**Direction:** Without the pictures, output the lines of the material from the very first through the one that holds "200, 260, 290];".
::::
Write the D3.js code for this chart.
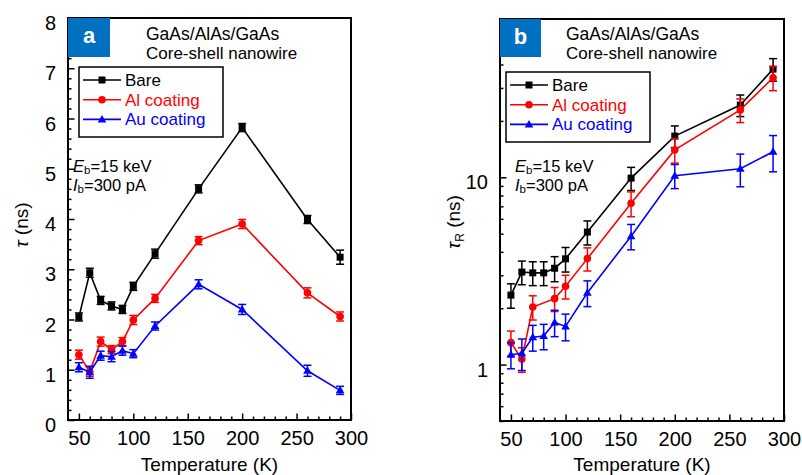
<!DOCTYPE html>
<html>
<head>
<meta charset="utf-8">
<script src="https://cdn.jsdelivr.net/npm/d3@7/dist/d3.min.js"></script>
<style>
  body { margin: 0; background: #fff; }
  svg text { font-family: "Liberation Sans", Arial, sans-serif; }
</style>
</head>
<body>
<div id="chart"></div>
<script>
var width = 802;
var height = 475;

// temperatures (K)
var temps = [50, 60, 70, 80, 90, 100, 120, 160, 200, 260, 290];

// panel a: tau (ns)
var tauBare = [2.05, 2.93, 2.38, 2.27, 2.2, 2.66, 3.31, 4.6, 5.82, 3.99, 3.24];
var tauBareErr = [0.08, 0.09, 0.08, 0.08, 0.08, 0.08, 0.09, 0.08, 0.08, 0.08, 0.14];
var tauAl = [1.3, 0.96, 1.56, 1.4, 1.56, 1.99, 2.42, 3.57, 3.9, 2.53, 2.06];
var tauAlErr = [0.09, 0.09, 0.09, 0.08, 0.08, 0.09, 0.08, 0.08, 0.09, 0.1, 0.09];
var tauAu = [1.05, 0.95, 1.28, 1.26, 1.38, 1.32, 1.87, 2.7, 2.2, 0.98, 0.59];
var tauAuErr = [0.09, 0.12, 0.09, 0.1, 0.09, 0.08, 0.08, 0.09, 0.1, 0.11, 0.08];

// panel b: tau_R (ns), log axis (no Al point at 80 K)
var tauRBare = [2.35, 3.12, 3.09, 3.09, 3.27, 3.67, 5.1, 9.9, 16.6, 24.3, 37.8];
var tauRBareErr = [0.35, 0.45, 0.45, 0.45, 0.5, 0.55, 0.75, 1.4, 2.2, 3.2, 5.2];
var tauRAl = [1.31, 1.07, 2.03, null, 2.25, 2.62, 3.68, 7.26, 14.0, 22.9, 34.0];
var tauRAlErr = [0.2, 0.16, 0.3, null, 0.33, 0.38, 0.52, 1.1, 2.1, 3.3, 5.0];
var tauRAu = [1.13, 1.15, 1.4, 1.42, 1.68, 1.6, 2.42, 4.85, 10.2, 11.1, 13.7];
var tauRAuErr = [0.18, 0.22, 0.22, 0.22, 0.27, 0.26, 0.38, 0.75, 1.5, 2.2, 3.0];

// ticks
var xMajor = [50, 100, 150, 200, 250, 300];
var xMinor = [60, 70, 80, 90, 110, 120, 130, 140, 160, 170, 180, 190, 210, 220, 230, 240, 260, 270, 280, 290];
var yMajorA = [0, 1, 2, 3, 4, 5, 6, 7, 8];
var yMinorA = [0.2, 0.4, 0.6, 0.8, 1.2, 1.4, 1.6, 1.8, 2.2, 2.4, 2.6, 2.8, 3.2, 3.4, 3.6, 3.8,
  4.2, 4.4, 4.6, 4.8, 5.2, 5.4, 5.6, 5.8, 6.2, 6.4, 6.6, 6.8, 7.2, 7.4, 7.6, 7.8];
var yMajorB = [1, 10];
var yMinorB = [0.5, 0.6, 0.7, 0.8, 0.9, 2, 3, 4, 5, 6, 7, 8, 9, 20, 30, 40, 50, 60, 70];

var seriesNames = ['Bare', 'Al coating', 'Au coating'];
var seriesColors = ['#000000', '#ff0000', '#0000ff'];
var seriesShapes = ['square', 'circle', 'triangle'];

var svg = d3.select('#chart').append('svg')
  .attr('width', width).attr('height', height);

function drawMarker(g, shape, x, y, color) {
  if (shape === 'square') {
    g.append('rect').attr('x', x - 3.5).attr('y', y - 3.5)
      .attr('width', 7).attr('height', 7).attr('fill', color);
  } else if (shape === 'circle') {
    g.append('circle').attr('cx', x).attr('cy', y).attr('r', 3.8).attr('fill', color);
  } else {
    g.append('path')
      .attr('d', 'M' + x + ',' + (y - 4.5) + ' L' + (x + 4.3) + ',' + (y + 3) + ' L' + (x - 4.3) + ',' + (y + 3) + 'Z')
      .attr('fill', color);
  }
}

function drawPanel(p) {
  var g = svg.append('g');
  var x = p.x, y = p.y;

  // ticks (inward)
  g.append('g').attr('transform', 'translate(0,' + y.range()[0] + ')')
    .call(d3.axisBottom(x).tickValues(xMinor).tickSize(-3.5).tickFormat(''))
    .call(function(a){ a.select('.domain').remove(); });
  g.append('g').attr('transform', 'translate(0,' + y.range()[0] + ')')
    .call(d3.axisBottom(x).tickValues(xMajor).tickSizeInner(-6.5).tickSizeOuter(0).tickPadding(11).tickFormat(d3.format('d')))
    .call(function(a){
      a.select('.domain').remove();
      a.selectAll('text').attr('font-size', 20).attr('fill', '#000');
    });
  g.append('g').attr('transform', 'translate(' + x.range()[0] + ',0)')
    .call(d3.axisLeft(y).tickValues(p.yMinor).tickSize(-3.5).tickFormat(''))
    .call(function(a){ a.select('.domain').remove(); });
  g.append('g').attr('transform', 'translate(' + x.range()[0] + ',0)')
    .call(d3.axisLeft(y).tickValues(p.yMajor).tickSizeInner(-6.5).tickSizeOuter(0).tickPadding(12).tickFormat(d3.format('d')))
    .call(function(a){
      a.select('.domain').remove();
      a.selectAll('text').attr('font-size', 20).attr('fill', '#000').attr('dy', '0.58em');
    });
  g.selectAll('.tick line').attr('stroke', '#000').attr('stroke-width', 1.5);

  // frame
  g.append('rect')
    .attr('x', x.range()[0]).attr('y', y.range()[1])
    .attr('width', x.range()[1] - x.range()[0])
    .attr('height', y.range()[0] - y.range()[1])
    .attr('fill', 'none').attr('stroke', '#000').attr('stroke-width', 2);

  // series
  p.series.forEach(function(s, i) {
    var pts = temps.map(function(t, j){ return { t: t, v: s.values[j], e: s.errs[j] }; })
      .filter(function(d){ return d.v != null; });
    var color = seriesColors[i];
    var line = d3.line()
      .x(function(d){ return x(d.t); })
      .y(function(d){ return y(d.v); });
    g.append('path').datum(pts)
      .attr('d', line)
      .attr('fill', 'none').attr('stroke', color).attr('stroke-width', 1.6);
    var eg = g.append('g').attr('stroke', color).attr('stroke-width', 1.5);
    pts.forEach(function(d) {
      var cx = x(d.t), y1 = y(d.v - d.e), y2 = y(d.v + d.e);
      eg.append('line').attr('x1', cx).attr('x2', cx).attr('y1', y1).attr('y2', y2);
      eg.append('line').attr('x1', cx - 4).attr('x2', cx + 4).attr('y1', y1).attr('y2', y1);
      eg.append('line').attr('x1', cx - 4).attr('x2', cx + 4).attr('y1', y2).attr('y2', y2);
      drawMarker(g, seriesShapes[i], cx, y(d.v), color);
    });
  });

  // panel label box
  g.append('rect').attr('x', p.box[0]).attr('y', p.box[1])
    .attr('width', p.box[2]).attr('height', p.box[3]).attr('fill', '#0070c0');
  g.append('text').attr('x', p.box[0] + p.box[2] / 2).attr('y', p.box[1] + 25)
    .attr('text-anchor', 'middle').attr('fill', '#fff')
    .attr('font-size', 22).attr('font-weight', 'bold').text(p.letter);

  // title
  g.append('text').attr('x', p.titleX).attr('y', 39.5).attr('font-size', 17.5).text('GaAs/AlAs/GaAs');
  g.append('text').attr('x', p.titleX).attr('y', 59).attr('font-size', 17).text('Core-shell nanowire');

  // legend
  var lx = p.legend[0], ly = p.legend[1];
  g.append('rect').attr('x', lx).attr('y', ly).attr('width', 144).attr('height', 70)
    .attr('fill', '#fff').attr('stroke', '#000').attr('stroke-width', 1.5);
  seriesNames.forEach(function(name, i) {
    var ry = ly + 13 + i * 19.7;
    g.append('line').attr('x1', lx + 4).attr('x2', lx + 42).attr('y1', ry).attr('y2', ry)
      .attr('stroke', seriesColors[i]).attr('stroke-width', 1.6);
    drawMarker(g, seriesShapes[i], lx + 23, ry, seriesColors[i]);
    g.append('text').attr('x', lx + 46).attr('y', ry + 6).attr('font-size', 17)
      .attr('fill', seriesColors[i]).text(name);
  });

  // beam conditions
  var t1 = g.append('text').attr('x', p.condX).attr('y', 171.5).attr('font-size', 16.5);
  t1.append('tspan').attr('font-style', 'italic').text('E');
  t1.append('tspan').attr('font-size', 11.5).attr('dy', 2.5).text('b');
  t1.append('tspan').attr('dy', -2.5).text('=15 keV');
  var t2 = g.append('text').attr('x', p.condX).attr('y', 190.5).attr('font-size', 16.5);
  t2.append('tspan').attr('font-style', 'italic').text('I');
  t2.append('tspan').attr('font-size', 11.5).attr('dy', 2.5).text('b');
  t2.append('tspan').attr('dy', -2.5).text('=300 pA');

  // axis titles
  g.append('text').attr('x', (x.range()[0] + x.range()[1]) / 2).attr('y', 470.5)
    .attr('text-anchor', 'middle').attr('font-size', 19).text('Temperature (K)');
  var yt = g.append('text')
    .attr('transform', 'translate(' + p.yTitle[0] + ',' + p.yTitle[1] + ') rotate(-90)')
    .attr('text-anchor', 'middle').attr('font-size', 19);
  yt.append('tspan').attr('font-style', 'italic').text('\u03c4');
  if (p.sub) {
    yt.append('tspan').attr('font-size', 12).attr('dy', 4).text(p.sub);
    yt.append('tspan').attr('dy', -4).text(' (ns)');
  } else {
    yt.append('tspan').text(' (ns)');
  }
}

drawPanel({
  x: d3.scaleLinear().domain([40, 300]).range([68, 351]),
  y: d3.scaleLinear().domain([0, 8]).range([420, 18]),
  yMajor: yMajorA, yMinor: yMinorA,
  series: [
    { values: tauBare, errs: tauBareErr },
    { values: tauAl, errs: tauAlErr },
    { values: tauAu, errs: tauAuErr }
  ],
  letter: 'a', box: [68, 18, 42, 39],
  titleX: 146, legend: [79, 67], condX: 73,
  yTitle: [28, 225], sub: null
});

drawPanel({
  x: d3.scaleLinear().domain([40, 300]).range([500, 784]),
  y: d3.scaleLog().domain([0.5, 70]).range([421, 19]),
  yMajor: yMajorB, yMinor: yMinorB,
  series: [
    { values: tauRBare, errs: tauRBareErr },
    { values: tauRAl, errs: tauRAlErr },
    { values: tauRAu, errs: tauRAuErr }
  ],
  letter: 'b', box: [500, 19, 41, 38],
  titleX: 566, legend: [506, 72], condX: 515,
  yTitle: [460, 222], sub: 'R'
});
</script>
</body>
</html>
::::
**Right answer:**
Write the D3.js code for this chart.
<!DOCTYPE html>
<html>
<head>
<meta charset="utf-8">
<script src="https://cdn.jsdelivr.net/npm/d3@7/dist/d3.min.js"></script>
<style>
  body { margin: 0; background: #fff; }
  svg text { font-family: "Liberation Sans", Arial, sans-serif; }
</style>
</head>
<body>
<div id="chart"></div>
<script>
var width = 802;
var height = 475;

// temperatures (K)
var temps = [50, 60, 70, 80, 90, 100, 120, 160, 200, 260, 290];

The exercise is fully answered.